Below is the complete text of an essay from Chabon's collection
The Hand on My Shoulder
I didn't play golf, and he had never smoked marijuana. I was a nail chewer,
inclined to brood, and dubious of the motives of other people. He was big and
placid, uniformly kind to strangers and friends, and never went anywhere without
whistling a little song. I minored in philosophy. He fell asleep watching
television. He fell asleep in movie theaters, too, and occasionally, I
suspected, while driving. He had been in the navy during World War II, which
taught him, he said, to sleep whenever he could. I, still troubled no doubt by
perplexing questions of ontology and epistemology raised during my brief
flirtation with logical positivism ten years earlier, was an insomniac. I was
also a Jew, of a sort; he was, when required, an Episcopalian.
He was not a big man, but his voice boomed, and his hands were meaty, and in repose there was something august about his heavy midwestern features: pale blue eyes that, in the absence of hopefulness, might have looked severe; prominent, straight nose and heavy jowls that, in the absence of mirth, might have seemed imperious and disapproving. Mirth and hopefulness, however, were never absent from his face. Some people, one imagines, may be naturally dauntless and buoyant of heart, but with him, good spirits always seemed, far more admirably, to be the product of a strict program of self-improvement in his youth he believed, like most truly modest men, in the absolute virtue of self-improvement which had wrought deep, essential changes in a nature inclined by birth to the darker view and gloominess that cropped up elsewhere in the family tree. He didn't seem to be happy out of some secret knowledge of the essential goodness of the world, or from having fought his way through grief and adversity to a hard-won sense of his place in it; they were simple qualities, his good humor and his optimism, unexamined, automatic, stubborn. I never failed to take comfort in his presence.

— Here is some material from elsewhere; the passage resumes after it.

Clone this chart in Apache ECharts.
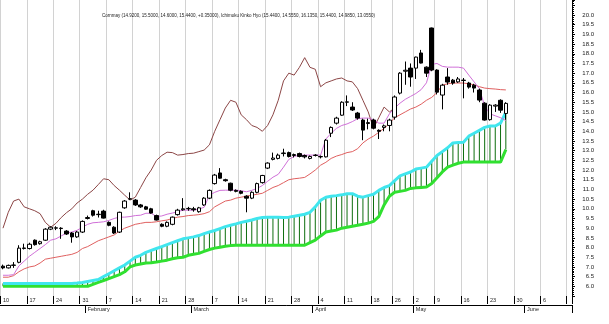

The meaning of divorce will elude us as long as we are blind to the meaning of marriage, as I think at the start we must all be. Marriage seems at least it seemed to an absurdly young man in the summer of 1987, standing on the sun-drenched patio of an elegant house on Lake Washington to be an activity, like chess or tennis or a rumba contest, that we embark upon in tandem while everyone who loves us stands around and hopes for the best. We have no inkling of the fervor of their hope, nor of the ways in which our marriage, that collective endeavor, will be constructed from and burdened with their love.
When I look back always an unreliable procedure, I know it seems to have been a case of love at first sight. I met him, his wife, and their yellow beach house all on the same day. It was a square-pillared bungalow, clapboard and shake, the color of yellow gingham, with a steep pitched roof and a porch that looked out over a frigid but tranquil bay of brackish water. His wife, like him in the last years of a vigorous middle age, had been coming to this stretch of beach since early in her girlhood, and for both her and her daughter, whom I was shortly to marry, it was more heavily and richly layered with memories, associations, artifacts, and stories than any place any member of my own family had lived since we had left Europe seventy years before. Everything about this family was like that. My future mother-in-law lived in the house in Seattle where she had been born. My father-in-law had grown up down the road in Portland. They had met at the University of Washington. Everyone they knew, they had known for longer than I'd been alive. All the restaurants they favored had been in business for years, they were charter members of their country club, and in some cases they did business with the sons of tradesmen they had dealt with in the early days of their marriage. A journey through the drawers, closets, and cabinets of their house in town yielded a virtual commercial and social history of Seattle, in the form of old matchboxes, rulers, pens, memo pads, napkins, shot glasses, candy tins, golf tees, coat hangers; years and years' worth of lagniappes, giveaways, souvenirs, and mementos bearing the names, in typefaces of four decades, of plumbing supply companies, fuel oil dealers, newlyweds, dry cleaners, men and women celebrating birthdays and anniversaries.